The rest of the product team was ready to deploy it within 6 months.

What he should have done instead was put the first “not perfect” version into production and test how it performs on real data. Before business people come at me: you can put an algorithm into production without it making decisions. It makes the predictions and saves them, then you can look at how it performs for real without taking on a huge risk associated with an imperfect credit model. Then once you have the feedback on how it’s performing THEN you make those improvements that make it closer to perfect.

Don’t:

Keep pushing marginal improvements over testing your algorithm in production!

Instead:

Find something good enough and get it out the door. You can iterate and improve on the next version based on that valuable feedback you gain.
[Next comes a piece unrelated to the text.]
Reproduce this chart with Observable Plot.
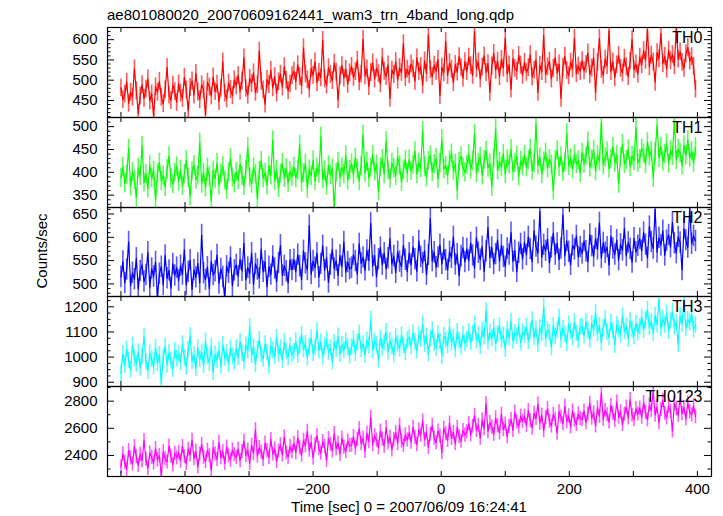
<!DOCTYPE html>
<html><head><meta charset="utf-8">
<script src="https://cdn.jsdelivr.net/npm/d3@7"></script>
<script src="https://cdn.jsdelivr.net/npm/@observablehq/plot@0.6"></script>
<style>
body{margin:0;background:#fff;}
#chart{position:relative;width:723px;height:516px;background:#fff;font-family:"Liberation Sans",Arial,Helvetica,sans-serif;}
#chart svg{position:absolute;left:0;overflow:visible;}
</style></head><body><div id="chart"></div>
<script>
const title = "ae801080020_20070609162441_wam3_trn_4band_long.qdp";
const xLabel = "Time [sec] 0 = 2007/06/09 16:24:41";
const yLabel = "Counts/sec";
const panelNames = ["TH0", "TH1", "TH2", "TH3", "TH0123"];
const panelColors = ["#ff0000", "#00ff00", "#0000ff", "#00ffff", "#ff00ff"];
const binStart = -500, binWidth = 3;

const th0 = [
481,452,466,495,443,470,458,528,474,418,461,489,455,478,503,449,466,412,484,470,497,458,442,476,531,463,450,488,472,445,
491,468,455,507,476,425,482,498,463,517,471,452,489,476,415,495,483,461,508,472,490,447,480,545,468,454,493,477,462,501,
486,512,473,498,555,480,463,505,492,518,470,488,572,497,476,441,502,489,524,481,509,468,496,515,483,533,500,474,491,511,
522,497,538,509,486,580,515,501,478,529,512,545,494,519,506,598,503,488,531,514,499,542,520,452,511,536,505,527,490,518,
534,507,521,549,496,515,601,511,528,484,519,543,503,530,516,491,557,522,509,538,455,525,514,546,500,531,519,590,506,527,
513,540,528,497,555,521,534,488,548,517,612,526,509,537,522,551,462,532,518,596,511,543,527,494,539,520,558,531,505,546,
521,557,536,512,620,528,545,503,533,560,519,541,470,535,566,524,547,509,551,530,604,516,538,478,553,529,522,561,537,512,
544,519,531,563,508,525,550,470,537,521,610,514,533,547,503,529,556,518,540,455,532,559,524,511,545,528,603,516,535,522,
548,523,539,567,514,530,556,470,543,603,527,512,552,536,622,521,545,506,538,561,529,518,554,533,509,547,600,526,540,515,
557,538,573,549,625,533,562,545,495,568,553,615,541,559,527,574,548,563,536,628,552,570,544,529,565,581,547,558,534,478
];
const th1 = [
388,412,376,395,452,369,401,384,345,409,392,458,378,396,365,415,387,403,340,398,421,381,393,368,407,435,386,374,399,413,
380,405,371,396,427,388,348,402,416,384,393,465,375,399,367,410,391,338,404,386,420,372,397,413,382,362,400,431,389,376,
401,383,418,392,370,406,455,389,375,411,396,342,403,425,387,399,372,414,393,470,381,405,366,397,420,388,409,377,402,390,
412,387,404,460,378,398,419,364,406,392,426,381,410,397,478,385,403,371,415,394,408,322,399,423,388,411,396,437,383,405,
419,395,432,407,381,414,482,399,423,388,410,438,402,417,358,411,429,396,468,405,386,421,409,392,433,415,379,406,427,398,
428,403,417,446,396,421,409,490,412,389,425,437,401,418,431,385,420,472,407,414,393,426,441,404,419,360,423,435,411,400,
416,439,407,425,484,398,421,434,393,427,447,410,419,368,431,495,405,423,412,440,396,428,417,451,402,420,436,391,425,413,
438,411,427,452,404,420,505,415,433,396,424,443,409,429,417,360,426,448,412,435,401,421,485,414,430,407,439,418,426,398,
443,419,435,468,411,428,449,402,437,424,508,416,432,446,408,429,455,421,438,375,433,462,418,427,450,412,436,425,498,420,
429,452,441,418,466,435,447,388,444,503,431,456,424,440,463,419,448,436,512,427,451,442,415,459,437,470,432,446,421,455
];
const th2 = [
515,548,502,531,590,496,524,510,555,489,528,541,505,519,568,493,533,516,547,470,522,537,498,561,512,529,491,543,518,535,
507,539,520,573,498,526,551,488,530,514,544,502,605,523,509,536,490,548,519,527,562,501,532,515,468,538,524,557,496,529,
541,516,553,528,587,509,535,522,566,499,543,531,512,575,526,548,494,537,520,559,533,505,545,583,518,539,527,502,551,530,
552,526,563,538,509,571,544,530,625,521,549,535,566,514,543,582,529,556,503,541,574,533,550,518,561,537,590,525,547,532,
535,563,549,521,586,544,557,529,572,550,630,538,561,515,553,578,541,566,532,555,597,543,560,524,569,548,537,583,552,527,
566,541,579,553,527,592,558,545,571,520,562,640,549,568,536,557,584,543,574,551,530,569,556,601,542,564,518,560,577,547,
575,550,588,561,534,599,567,552,580,527,570,621,556,578,543,564,594,549,583,558,537,576,563,610,548,571,526,567,586,553,
589,562,601,575,548,614,580,566,655,557,584,571,596,545,578,609,563,587,552,576,648,560,592,569,541,583,574,603,558,579,
565,592,570,547,606,581,559,597,574,631,556,588,567,579,540,602,576,563,594,551,585,572,619,560,589,575,546,598,568,582,
597,571,610,584,556,623,590,576,660,568,599,583,614,561,593,605,579,632,587,566,601,589,530,618,594,578,662,586,603,592
];
const th3 = [
935,1012,968,1031,987,949,1046,995,972,1020,958,1003,1080,981,944,1015,990,963,1038,976,1009,895,998,1043,969,1017,986,952,1025,993,
1013,978,1052,997,961,1029,1085,984,1008,955,1036,991,1019,968,1063,1002,976,1041,940,1011,988,1027,964,1049,995,1016,972,1034,1001,982,
1036,998,1061,1015,983,1048,1024,1120,1007,1040,971,1029,1069,1011,993,1052,1018,965,1044,1026,1003,1077,1013,1035,988,1058,1021,999,1046,1009,
1022,1064,1008,1047,1089,1030,1053,997,1041,1076,1015,1038,1105,1026,1059,1001,1044,1070,1019,1036,982,1057,1031,1083,1012,1049,1027,1066,1040,1005,
1039,1071,1015,1058,1094,1030,1052,1007,1066,1045,1150,1027,1062,1049,990,1075,1036,1057,1101,1021,1064,1043,1009,1080,1053,1032,1088,1047,1018,1068,
1078,1042,1096,1061,1025,1087,1070,1131,1051,1082,1013,1074,1108,1056,1035,1092,1063,1004,1085,1067,1046,1119,1058,1079,1029,1101,1066,1040,1089,1055,
1070,1102,1058,1093,1131,1066,1089,1044,1107,1081,1185,1062,1098,1075,1117,1053,1091,1124,1069,1086,1032,1110,1079,1142,1064,1096,1083,1120,1057,1100,
1087,1121,1063,1104,1147,1079,1111,1050,1116,1093,1200,1072,1108,1097,1038,1125,1083,1106,1158,1069,1114,1091,1055,1130,1101,1078,1139,1095,1066,1119,
1121,1085,1140,1104,1069,1132,1113,1176,1094,1125,1057,1116,1152,1099,1078,1137,1106,1048,1128,1111,1089,1163,1101,1122,1072,1145,1109,1083,1134,1097,
1122,1158,1107,1146,1189,1118,1141,1096,1165,1130,1230,1113,1152,1127,1174,1103,1144,1180,1121,1138,1050,1163,1132,1220,1115,1149,1136,1171,1109,1128
];
const th0123 = [
2315,2412,2350,2298,2436,2381,2337,2465,2390,2326,2408,2361,2510,2372,2305,2419,2386,2343,2451,2368,2399,2250,2427,2376,2352,2470,2395,2331,2416,2383,
2421,2358,2467,2392,2339,2445,2403,2512,2376,2430,2316,2409,2481,2387,2354,2438,2399,2291,2456,2412,2371,2497,2384,2427,2342,2462,2396,2365,2441,2406,
2385,2447,2362,2428,2506,2401,2439,2341,2475,2413,2590,2395,2458,2424,2370,2491,2436,2384,2518,2411,2449,2356,2432,2479,2403,2537,2420,2388,2465,2427,
2489,2421,2530,2456,2403,2511,2472,2578,2438,2497,2382,2479,2545,2451,2417,2503,2466,2364,2524,2483,2434,2562,2449,2492,2410,2528,2461,2428,2507,2473,
2476,2539,2454,2518,2597,2487,2526,2430,2563,2501,2680,2479,2545,2512,2458,2580,2521,2469,2606,2494,2534,2441,2517,2568,2488,2623,2505,2473,2552,2514,
2566,2498,2607,2533,2480,2588,2549,2655,2515,2574,2459,2556,2622,2528,2494,2580,2543,2420,2601,2560,2511,2639,2526,2569,2487,2605,2538,2505,2584,2550,
2573,2636,2551,2615,2694,2584,2623,2527,2660,2598,2780,2576,2642,2609,2555,2677,2618,2566,2703,2591,2631,2538,2614,2665,2585,2720,2647,2610,2689,2652,
2689,2621,2730,2656,2603,2711,2672,2778,2638,2697,2582,2679,2745,2651,2617,2703,2666,2564,2724,2683,2634,2762,2649,2692,2610,2728,2661,2628,2707,2673,
2664,2727,2642,2706,2785,2675,2714,2618,2751,2689,2860,2667,2733,2700,2646,2768,2709,2657,2794,2682,2722,2629,2705,2756,2676,2811,2696,2664,2743,2705,
2749,2681,2790,2716,2663,2771,2732,2870,2698,2757,2642,2739,2805,2711,2677,2763,2726,2580,2784,2743,2694,2822,2709,2752,2670,2788,2721,2698,2767,2685
];
const series = [th0, th1, th2, th3, th0123];
const errors = [22, 21, 23, 33, 52];

const xDomain = [-521, 422];
const xTickValues = [-500, -400, -300, -200, -100, 0, 100, 200, 300, 400];
const xTickLabels = [-400, -200, 0, 200, 400];
const yDomains = [[408, 630], [323, 520], [473, 664], [883, 1241], [2245, 2908]];
const yMajorTicks = [[450, 500, 550, 600], [350, 400, 450, 500], [500, 550, 600, 650], [900, 1000, 1100, 1200], [2400, 2600, 2800]];
const yMinorStep = [10, 10, 10, 25, 100];

// layout
const W = 723, H = 516, ML = 107, MR = 12, PW = W - ML - MR;
const panelTops = [27, 117, 207, 296, 386];
const panelHeights = [90, 90, 89, 90, 90];
const font = '"Liberation Sans", Arial, Helvetica, sans-serif';

const chart = document.getElementById("chart");

// overlay with titles
const ov = d3.create("svg").attr("width", W).attr("height", H).style("top", "0px")
  .style("font-family", font);
ov.append("text").attr("x", 107).attr("y", 20).attr("font-size", 15).attr("fill", "#000").text(title);
ov.append("text").attr("x", (ML + W - MR) / 2).attr("y", 512).attr("font-size", 15)
  .attr("text-anchor", "middle").attr("fill", "#000").text(xLabel);
ov.append("text").attr("transform", "translate(47,251) rotate(-90)").attr("font-size", 15)
  .attr("text-anchor", "middle").attr("fill", "#000").text(yLabel);
chart.appendChild(ov.node());

series.forEach((vals, i) => {
  const data = vals.map((v, k) => ({t: binStart + k * binWidth, v, lo: v - errors[i], hi: v + errors[i]}));
  const h = panelHeights[i];
  const last = i === series.length - 1;
  const step = yMinorStep[i];
  const [lo, hi] = yDomains[i];
  const minors = d3.range(Math.ceil(lo / step) * step, hi + 1e-9, step).filter(d => !yMajorTicks[i].includes(d));
  const color = panelColors[i];
  const svg = Plot.plot({
    width: W,
    height: h + (last ? 40 : 0),
    marginLeft: ML, marginRight: MR, marginTop: 0, marginBottom: last ? 40 : 0,
    style: {fontFamily: font, fontSize: "15px", overflow: "visible", background: "transparent", color: "#000"},
    x: {domain: xDomain, axis: null},
    y: {domain: yDomains[i], axis: null},
    marks: [
      Plot.ruleX(data, {x: "t", y1: "lo", y2: "hi", stroke: color, strokeOpacity: 0.65, strokeWidth: 1.6, clip: true}),
      Plot.lineY(data, {x: "t", y: "v", stroke: color, strokeWidth: 1.2, clip: true}),
      Plot.tickY(minors, {y: d => d, insetRight: PW - 3.5, stroke: "#000"}),
      Plot.tickY(minors, {y: d => d, insetLeft: PW - 3.5, stroke: "#000"}),
      Plot.tickY(yMajorTicks[i], {y: d => d, insetRight: PW - 7, stroke: "#000"}),
      Plot.tickY(yMajorTicks[i], {y: d => d, insetLeft: PW - 7, stroke: "#000"}),
      Plot.tickX(xTickValues, {x: d => d, insetBottom: h - 5, stroke: "#000"}),
      Plot.tickX(xTickValues, {x: d => d, insetTop: h - 5, stroke: "#000"}),
      Plot.axisY(yMajorTicks[i], {tickSize: 0, tickPadding: 10, fontSize: 15, label: null, tickFormat: d => String(d)}),
      last ? Plot.axisX(xTickLabels, {tickSize: 0, tickPadding: 7, fontSize: 15, label: null}) : null,
      Plot.frame({stroke: "#000", strokeWidth: 1.2}),
      Plot.text([panelNames[i]], {frameAnchor: "top-right", textAnchor: "end", lineAnchor: "top", dx: -9, dy: 4, fontSize: 16, fill: "#000"})
    ]
  });
  svg.style.top = panelTops[i] + "px";
  svg.style.left = "0px";
  chart.appendChild(svg);
});
</script></body></html>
Ultimately AI needs to Create Business Value

If you’ve worked with AI, the above failures are going to look very familiar for you. Which is one of the reasons I felt kind of ok sharing some of the times I’ve failed. Plus: failure is only valuable if you learn from your mistakes!

So when starting your project, follow the above rules, but also think about: Is it possible? Is it profitable? Is it desirable? If the answer to any of these questions is a hard “No,” then you really need to rethink why you’re doing it.